The Tobacco Control Commission (TCC) is worried that the dry spell in some of the tobacco growing districts may negatively affect the leaf’s output.

Over the past two weeks, most of the districts in the Central and Southern regions have not received rains, a development the tobacco regulator fears could affect the crop’s growth.

This year, according to international trade requirements, buyers’ demand is at 171 million kilogrammes (kg) of all types of tobacco, but based on the number of registered growers, the demand may not be met.

Last year, the demand was at 151 million kg but farmers only managed to produce 106 million kg, representing a 55 percent decrease over the previous year’s output.

This is because  in 2016, the country overproduced the crop resulting in low prices and growers were dejected; hence, opted to grow other crops.

In an interview yesterday, TCC chief executive officer (CEO) Kaisi Sadala observed that in other areas such as Namadzi in Chiradzulu, the crop is withering.
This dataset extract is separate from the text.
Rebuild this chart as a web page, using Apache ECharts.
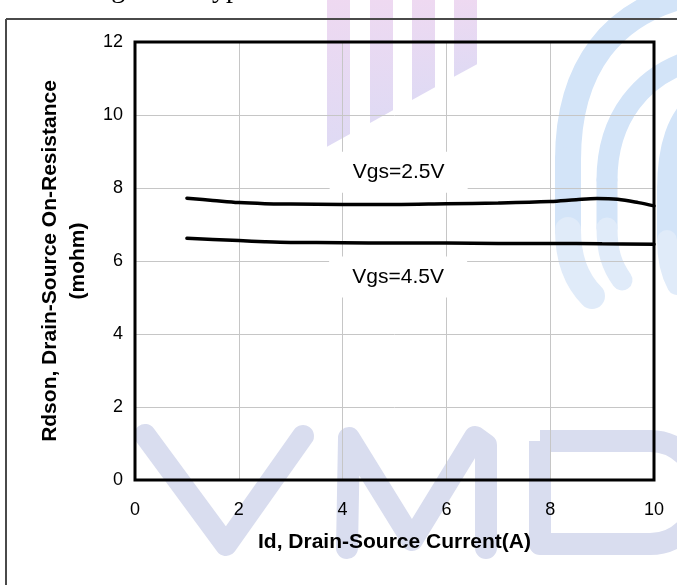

He said: “The prolonged dry spell is threatening the crop this year and if does not rain in two weeks, it will be disastrous. In the Central Region, for example, farmers have just transplanted and the crop needs a lot of water.”

In an interview, Farmers Union of Malawi (FUM) president Alfred Kapichira, who is also one of  the longtime tobacco growers in the Central Region, agreed with Sadala, saying the  tobacco crop this year is not looking healthy because of less moisture due to the prolonged dry spell.

He said in districts such as Dowa, Ntchisi, Salima, Kasungu and parts of Mchinji, the crop is withering.

“What the TCC is saying is true because even in my own farm, the crop is not healthy. If it does not rain by January 15 then we will have a huge disaster this year because harvests will be poor.

“What is worrying me more is that this is the period crops such as tobacco need a lot of water,” said Kapichira.

But Agriculture Research and Extension Trust (Aret) CEO Andy Khumbanyiwa, whose body conducts research on the crop, said the dry spell is just part of the cycle and it might rain soon.

“These are passing phases in the crop growing calendar. We must be optimistic that it will rain soon and the crops will survive,” he said.

According to a weather forecast by the Department of Climate Change and Meteorological Services, thundery showers over Southern areas were expected yesterday (Tuesday) covering more Central and Northern areas from today (Wednesday).